Paysage postal.
Le paysage est une expérience difficile à partager. Il demande
du temps. Il demande qu'on l'explore, les cinq sens en alerte. Lors
d'un voyage, on choisit souvent de prendre un maximum de vues, l'ère
numérique nous aidant largement en ce sens. Lorsque nous
utilisions encore des pellicules, les photographies de voyage
allaient à l'essentiel : les personnes qui nous entourent et
l'environnement. L'image ultime des voyages pourrait être la carte
postale. Cette variation autour d'un même lieu, d'un même point de
vue qui semble aujourd'hui désuet. Image idéale, lente à
transmettre, est à l'opposé de la photographie numérique, vraie et
quasi instantanée à envoyer. La carte postale est un objet très
personnel et peu commun, là où les plateformes internet permettent de
poster une multitude d'images à la vue de tout le monde. Sitôt vues, sitôt oubliées. L'expéditeur et le destinataire établissent une relation
particulière, même si le texte au dos de la carte est bien souvent
rempli de lieux communs.
Cette relation désuète, c'est l'une des caractéristiques de mon
projet. j'ai donc décidé de créer plusieurs images, en restant dans les codes classiques de la carte postale
(cadrage, typographie légèrement kitsch). Pour rester dans la
grande tradition du paysage, je
propose des cartes postales autour de la ruine contemporaine,
notamment les blockhaus issus de la Seconde Guerre Mondiale. Ayant
grandi sur un territoire rempli de ces vestiges, la Côte d'Opale,
cette Histoire m'est tellement familière qu'elle m'est presque
devenue transparente. Dans le sens où je n'y vois que des ruines de
béton qui s'enfoncent plus qu'elles ne s'effondrent. Des structures
géométriques inhabituelles. Des architectures inhabitables. Des monolithes (cf. "Bunker Archéologie" de Paul Virilio).

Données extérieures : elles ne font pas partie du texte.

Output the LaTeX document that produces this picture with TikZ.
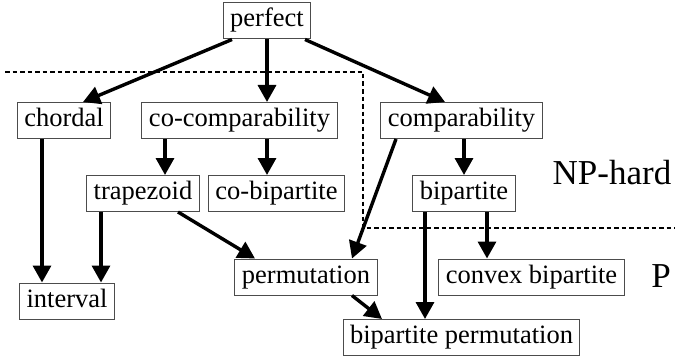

Ce n'est donc pas tant l'Histoire que je cherche à transmettre,
mais bien l'idée d'un vestige de l'Histoire. Et quoi de mieux que
d'envoyer ce genre de carte dans un lieu qui lui fait écho. Les cartes ont été envoyées en divers lieux touristiques dans le monde. "Bons baisers de France" était inscrit au dos de chaque carte, et une notice explicative du projet demandait à renvoyer une carte.